Savoir/Agir dans Le Monde
Le Monde daté des 19 et 20 septembre 2010 a publié une note de lecture sur le numéro 12 de la revue, sous la plume de Nicolas Truong :
Recherche, transports, retraite : la lutte sociale discontinue
Par temps de grandes grèves syndicales, il n’est pas inintéressant de regarder ce que la recherche engagée produit comme enquêtes approfondies sur les luttes sociales. Car à l’heure de la précarisation des conditions, les actions et conflits salariaux ne se limitent pas aux grands raouts et seules manifestations. Ainsi la revue trimestrielle Savoir/Agir qui, depuis 2007, articule analyses sociologiques et actions politiques, a-t-elle consacré son dossier aux " Luttes au travail " qui ont fait la " une " de l’actualité comme à celles qui ont été moins médiatisées.
Revendication des travailleurs sans papiers, actions répétées des producteurs de lait, conflit des " Total " ou des " Conti " (ouvriers de l’usine Continental à Clairoix, dans l’Oise)... La " logique du zoom " prévaut, expliquent Annie Collovald, Nathalie Ethuin et Laurent Willemez, coordinateurs du dossier. Focalisée sur des exemples concrets, la revue dirigée par le sociologue Frédéric Lebaron cherche en effet à comprendre les éléments qui favorisent ou défavorisent l’action collective, l’échec ou le succès d’une grève.
Ainsi le sociologue Bertrand Geay revient-il sur la mobilisation des personnels de l’enseignement et de la recherche des universités françaises en 2009. Car cette lutte " exceptionnelle " par son ampleur continue d’interroger. Pourquoi fut-elle si vaste, englobant des disciplines rarement aussi mobilisées, comme le droit ou la littérature ? Mais pourquoi aussi, a-t-elle, in fine, échoué ?
Les raisons du succès sont assez connues : réformes controversées, convergences syndicales, attitude présidentielle vécue comme hostile au monde du savoir, etc.
Faire preuve de solidarité
Mais l’auteur insiste sur le fait que la mobilisation surgit parce que le gouvernement s’est attaqué à ce qu’il y avait " de plus précieux " à l’université, à savoir " la collégialité et l’indépendance des personnels ", remises en cause par le décret modifiant le statut des enseignants-chercheurs. Au final, les raisons du succès sont peut-être aussi celles de l’échec, car nombre d’étudiants ont bien observé le " caractère tardif " de la mobilisation des professeurs, qui fut déjà modeste un an plus tôt, contre la loi Libertés et responsabilités des universités (LRU) et ne prit réellement effet qu’à partir du moment où leur statut était en jeu, constate Bertrand Geay.

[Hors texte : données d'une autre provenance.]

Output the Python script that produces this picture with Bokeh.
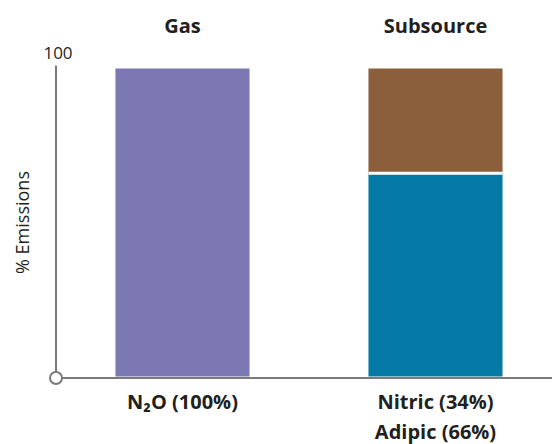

Ainsi invite-t-il ses collègues à sortir des " routines syndicales " et à faire preuve de solidarité dans un univers fortement hiérarchisé, avec un clivage entre précaires et statutaires, degrés et matières, et où la recherche scientifique est souvent régie par des " logiques de distinctions individuelles ".
Adapter les solidarités aux nouvelles conditions de travail loin des parcours balisés, c’est bien le défi auquel les principales centrales syndicales sont confrontées. Face à la généralisation de la précarité, les intérimaires cherchent toujours, depuis la reconnaissance de leur liberté syndicale en 1972, les moyens de se mobiliser, explique le sociologue Sébastien Grollier. A leur égard, les syndicats oscillent souvent entre défense et distance, notamment parce que leur départ est souvent un préalable aux négociations pour le maintien d’un site de production.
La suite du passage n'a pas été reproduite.